Later, I developed the program more inside a correctional facility in Newport, Vermont, this time working with incarcerated men. We came together to create a community while nurturing individual and group voices. The project culminated in a final public presentation. My longtime friend and collaborator, Ivy Schweitzer, watched one of our performances and brought me down to the Upper Valley. We ended up creating a class called Telling Stories for Social Change, where Dartmouth students worked together with incarcerated men or women to break down stereotypes and experienced the power of listening and sharing their own stories.

I believe in humanity in its beauty and strength, and in nature as our primary teacher.  And I believe we are experiencing profound social pain, emptiness, and fear.  I believe that we spend too much time in our own heads. There are numerous visible and invisible social walls that divide us. We police one another in our activism, and we lack the self-reflection and self-criticism to ask, what is the role we play in this reality? We lack humility and vulnerability. We spend so much time categorizing people and trying to check boxes. We want to control our reality, but this ultimately is a waste of time and energy. Along the way, we lose our humanity.

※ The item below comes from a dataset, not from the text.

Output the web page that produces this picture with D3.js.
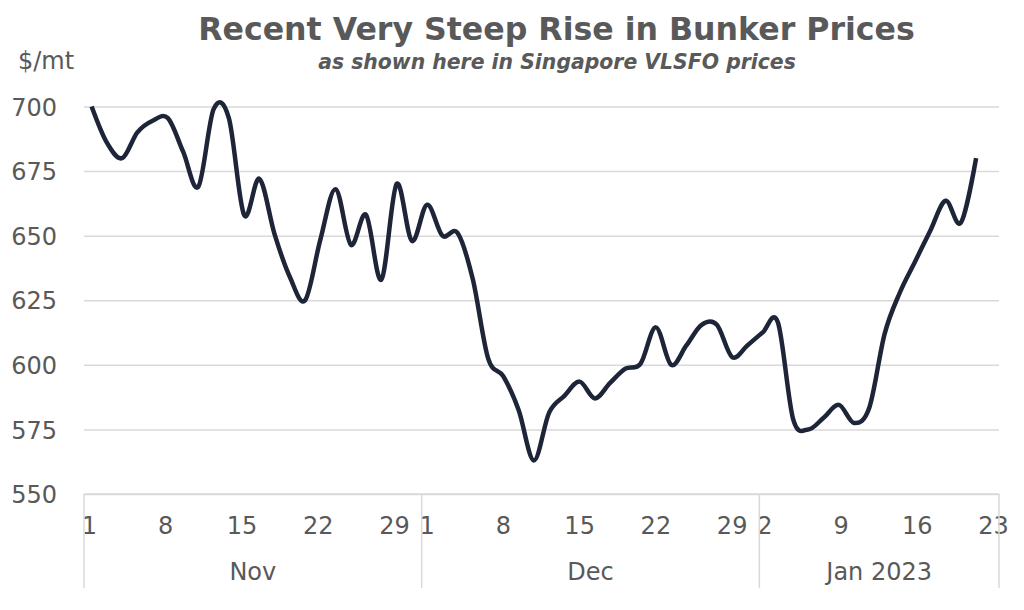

I strongly believe in the power of wondrousness. It is okay to have doubts and not have answers, and even not to know. I think it is important to create spaces of trust where people can feel comfortable opening up without fear of judgment. It is important to meet people where they are and not where we want them to be. Taking a leap of faith with others has always given me the most beautiful and meaningful surprises in life.

Today, I am focused on passing this gift that has been given to me. Anyone can do this. We just need to dare to do it. I have never known what I am doing, I just know I need to do it. It is a simple idea that should not be extraordinary, but ordinary.” –Pati Hernandez, Wilder, VT.